Senate debates

Monday, 10 November 2008

Offshore Petroleum Amendment (Greenhouse Gas Storage) Bill 2008; Offshore Petroleum (Annual Fees) Amendment (Greenhouse Gas Storage) Bill 2008; Offshore Petroleum (Registration Fees) Amendment (Greenhouse Gas Storage) Bill 2008; Offshore Petroleum (Safety Levies) Amendment (Greenhouse Gas Storage) Bill 2008

In Committee

8:28 pm

Photo of David JohnstonDavid Johnston (WA, Liberal Party, Shadow Minister for Defence) Share this | Hansard source

That is a very legitimate question from Senator Milne. Nobody would lodge an application seeking to commence work on the site or the region immediately thereafter. They will do an enormous amount of work to ascertain whether the site has integrity—the geophysical profile and the cap security that is necessary in terms of the rock type formations and all of that—before they even contemplate lodging an application. They can do that by going to the department and asking for the material and information that the oil and gas companies have provided from that region, more broadly, over a long period. They would then plan an exploration program of maybe a half a dozen holes. Their plan would be completely made out before they lodged their application. If the holes do not prove up the integrity, the application simply goes nowhere.

What the minister would receive is not just a piece of paper saying, ‘I would like this area defined by GPS references.’ He would have a huge screed of documentation supporting the fact that this is a likely site, that it does not interfere with other proponents and that it is at a depth and location that is viable to the commercial interests of the greenhouse gas emitter. The minister then has 12 months to reconcile all of that work with his department to see whether they would advise that he grant the application on so many different threshold issues. That is the way the system should work and, indeed, to a greater or lesser extent that is the way mining works in Australia today. No-one simply goes out and marks out a large tenement without having done a huge amount of reconciliation of information from the particular region in question.

The other question was, I think, about the five years. Similarly, the company will never purport to close the site or apply for a closure certificate unless their scientists are telling them the site is secure and stable and they believe that the company may now make application to the minister to get the five years running. The minister may grant that application in less than the five years, in which case the 15 years would run. So there is an incentive for them to provide an enormous amount of data and supporting information that can be crosschecked by the department as to whether the site is secure.

Bear in mind that, as with the Otway trial project, there are measuring devices in the site. They are measuring and watching and calibrating the movement of the greenhouse gas material in the repository. All of this information would be available to the proponent—and must be available to him—for him to know viably how long he has got to use that site at the rate that he is injecting the material.

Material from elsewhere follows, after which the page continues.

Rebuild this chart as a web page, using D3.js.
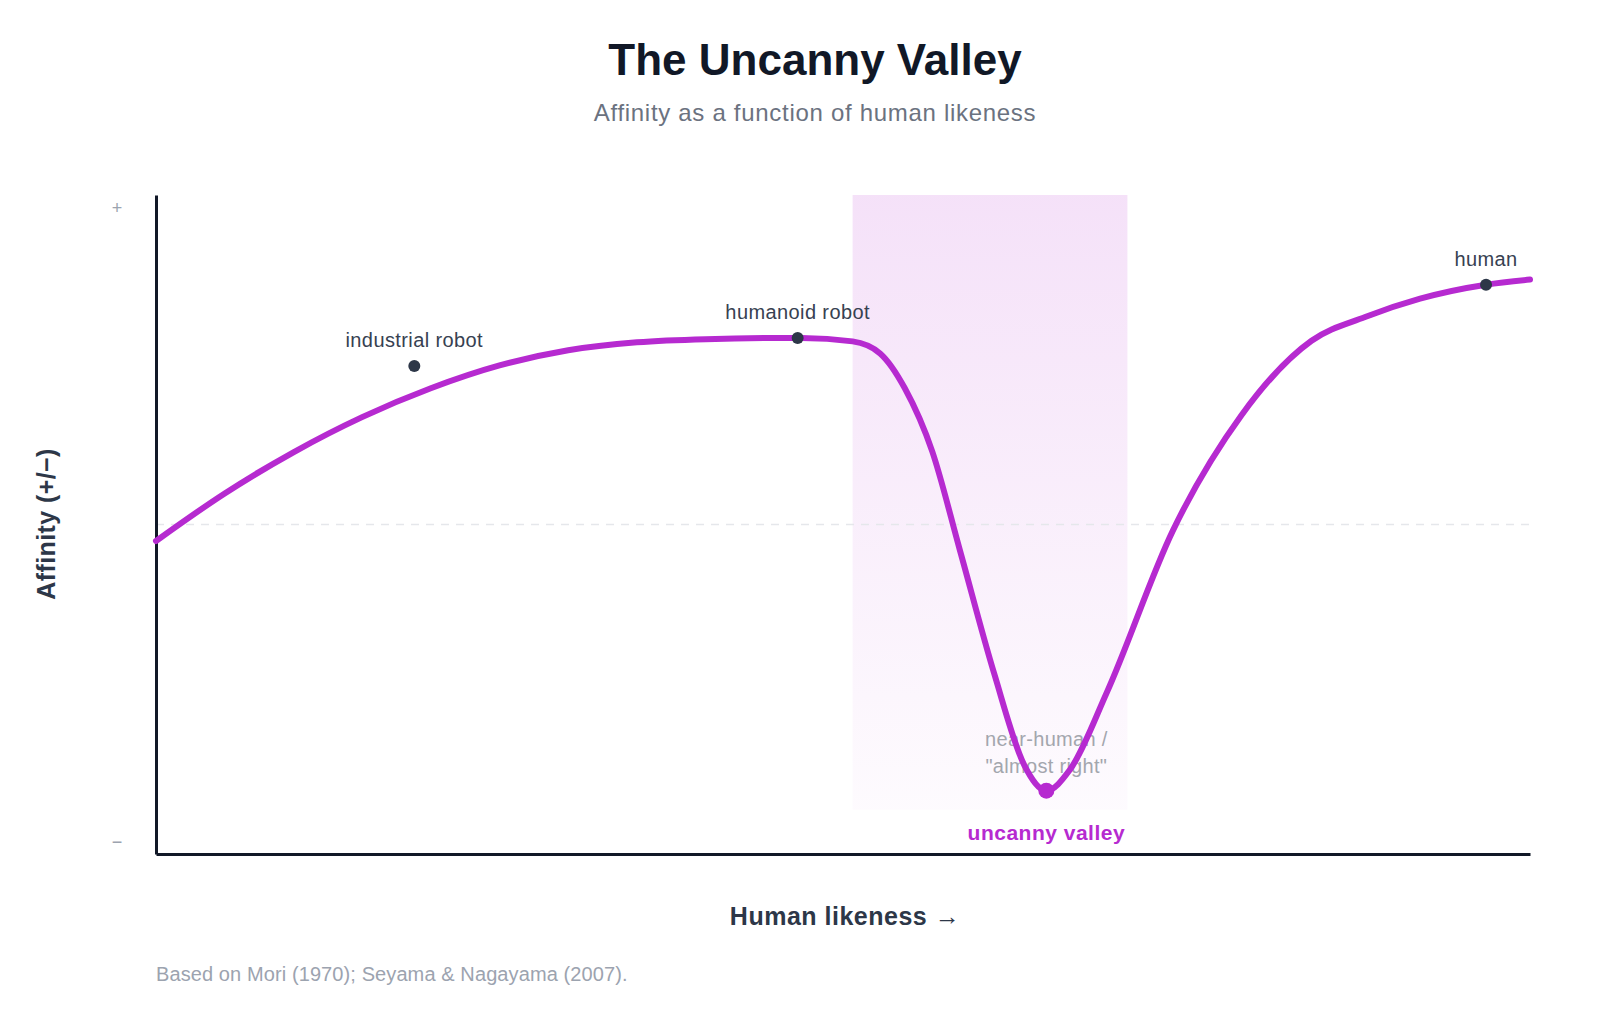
<!DOCTYPE html>
<html>
<head>
<meta charset="utf-8">
<script src="https://cdn.jsdelivr.net/npm/d3@7"></script>
<style>
  html, body { margin: 0; padding: 0; background: #fff; }
  svg { display: block; font-family: "Helvetica Neue", Helvetica, "Liberation Sans", Arial, sans-serif; }
</style>
</head>
<body>
<svg id="chart"></svg>
<script>
// Uncanny valley curve (x = human likeness 0-100, y = affinity)
const curveX = [0, 5, 10, 15, 20, 25, 30, 35, 40, 47, 50.7, 52.7, 54.5, 56.5, 58.5, 61, 63.2, 64.8,
  66.5, 69.2, 74, 79, 84.1, 88, 92, 96.8, 100];
const curveY = [-0.052, 0.098, 0.228, 0.339, 0.43, 0.502, 0.55, 0.575, 0.585, 0.589, 0.578, 0.54, 0.43, 0.23, -0.08, -0.47, -0.76, -0.84,
  -0.775, -0.53, -0.02, 0.345, 0.58, 0.655, 0.713, 0.757, 0.773];

// labelled examples
const pointNames = ["industrial robot", "humanoid robot", "human"];
const pointX = [18.8, 46.7, 96.8];
const pointY = [0.5, 0.589, 0.757];

const valleyX = 64.8;
const valleyY = -0.84;
const valleyNote = ["near-human /", "\"almost right\""];
const valleySpan = [50.7, 70.7];

const yTicks = [1, -1];
const yTickLabels = ["+", "\u2212"];

const width = 1624, height = 1009;
const purple = "#b62ad0";

const svg = d3.select("#chart")
  .attr("width", width)
  .attr("height", height);

const x = d3.scaleLinear().domain([0, 100]).range([156, 1530]);
const y = d3.scaleLinear().domain([-1.04, 1.04]).range([854, 195]);

// title
svg.append("text")
  .attr("x", 815).attr("y", 75)
  .attr("text-anchor", "middle")
  .attr("font-size", 44).attr("font-weight", 700)
  .attr("fill", "#111827")
  .text("The Uncanny Valley");

svg.append("text")
  .attr("x", 815).attr("y", 121)
  .attr("text-anchor", "middle")
  .attr("font-size", 24)
  .attr("letter-spacing", 0.7)
  .attr("fill", "#6b7280")
  .text("Affinity as a function of human likeness");

// shaded valley band
const defs = svg.append("defs");
const grad = defs.append("linearGradient")
  .attr("id", "valleyGrad")
  .attr("x1", 0).attr("y1", 0).attr("x2", 0).attr("y2", 1);
grad.append("stop").attr("offset", "0%").attr("stop-color", purple).attr("stop-opacity", 0.14);
grad.append("stop").attr("offset", "100%").attr("stop-color", purple).attr("stop-opacity", 0.02);

svg.append("rect")
  .attr("x", x(valleySpan[0]))
  .attr("y", y(1.04))
  .attr("width", x(valleySpan[1]) - x(valleySpan[0]))
  .attr("height", y(-0.9) - y(1.04))
  .attr("fill", "url(#valleyGrad)");

// zero line
svg.append("line")
  .attr("x1", x(0)).attr("x2", x(100))
  .attr("y1", y(0)).attr("y2", y(0))
  .attr("stroke", "#e5e7eb")
  .attr("stroke-width", 1.5)
  .attr("stroke-dasharray", "8,7");

// axes
const yAxis = svg.append("g")
  .attr("transform", `translate(${x(0)},0)`)
  .call(d3.axisLeft(y).tickValues(yTicks)
    .tickFormat((d, i) => yTickLabels[i])
    .tickSize(0).tickSizeOuter(0));
yAxis.select(".domain").attr("stroke", "#111827").attr("stroke-width", 3);
yAxis.selectAll("text")
  .attr("x", -39)
  .attr("text-anchor", "middle")
  .attr("font-size", 18)
  .attr("font-family", null)
  .attr("fill", "#9ca3af");

const xAxis = svg.append("g")
  .attr("transform", `translate(0,${y(-1.04)})`)
  .call(d3.axisBottom(x).tickValues([]).tickSizeOuter(0));
xAxis.select(".domain").attr("stroke", "#111827").attr("stroke-width", 3);

svg.append("text")
  .attr("transform", "translate(55,524) rotate(-90)")
  .attr("text-anchor", "middle")
  .attr("font-size", 25).attr("font-weight", 700)
  .attr("letter-spacing", 0.4)
  .attr("fill", "#2d3748")
  .text("Affinity (+/\u2212)");

svg.append("text")
  .attr("x", 845).attr("y", 925)
  .attr("text-anchor", "middle")
  .attr("font-size", 25).attr("font-weight", 700)
  .attr("letter-spacing", 0.5)
  .attr("fill", "#2d3748")
  .text("Human likeness \u2192");

// valley note sits under the curve
svg.selectAll(".note")
  .data(valleyNote)
  .enter().append("text")
  .attr("class", "note")
  .attr("x", x(valleyX))
  .attr("y", (d, i) => y(valleyY) - 45 + i * 27)
  .attr("text-anchor", "middle")
  .attr("font-size", 20)
  .attr("letter-spacing", 0.3)
  .attr("fill", "#a3a6ad")
  .text(d => d);

// curve
const line = d3.line()
  .x(d => x(d[0]))
  .y(d => y(d[1]))
  .curve(d3.curveMonotoneX);

svg.append("path")
  .datum(d3.zip(curveX, curveY))
  .attr("d", line)
  .attr("fill", "none")
  .attr("stroke", purple)
  .attr("stroke-width", 6)
  .attr("stroke-linecap", "round");

// labelled points
const pts = svg.selectAll(".pt")
  .data(d3.zip(pointNames, pointX, pointY))
  .enter().append("g").attr("class", "pt");

pts.append("circle")
  .attr("cx", d => x(d[1]))
  .attr("cy", d => y(d[2]))
  .attr("r", 6)
  .attr("fill", "#2d3748");

pts.append("text")
  .attr("x", d => x(d[1]))
  .attr("y", d => y(d[2]) - 19)
  .attr("text-anchor", "middle")
  .attr("font-size", 20)
  .attr("letter-spacing", 0.4)
  .attr("fill", "#374151")
  .text(d => d[0]);

// valley point
svg.append("circle")
  .attr("cx", x(valleyX))
  .attr("cy", y(valleyY))
  .attr("r", 8)
  .attr("fill", purple);

svg.append("text")
  .attr("x", x(valleyX))
  .attr("y", y(valleyY) + 49)
  .attr("text-anchor", "middle")
  .attr("font-size", 21).attr("font-weight", 700)
  .attr("letter-spacing", 0.5)
  .attr("fill", purple)
  .text("uncanny valley");

// source
svg.append("text")
  .attr("x", 156).attr("y", 981)
  .attr("font-size", 20)
  .attr("letter-spacing", 0.1)
  .attr("fill", "#9ca3af")
  .text("Based on Mori (1970); Seyama & Nagayama (2007).");
</script>
</body>
</html>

I actually think that the minister’s department would be able to deal with quite a number. The department has recognised from estimates, I think, some 15 feasible sites. Some are at a more advanced stage of assessment than others. But the point is that nothing is going to happen in a way that leaves the department, the minister, the government and indeed the parliament left in the dark as to what capacity this particular site or sites would have.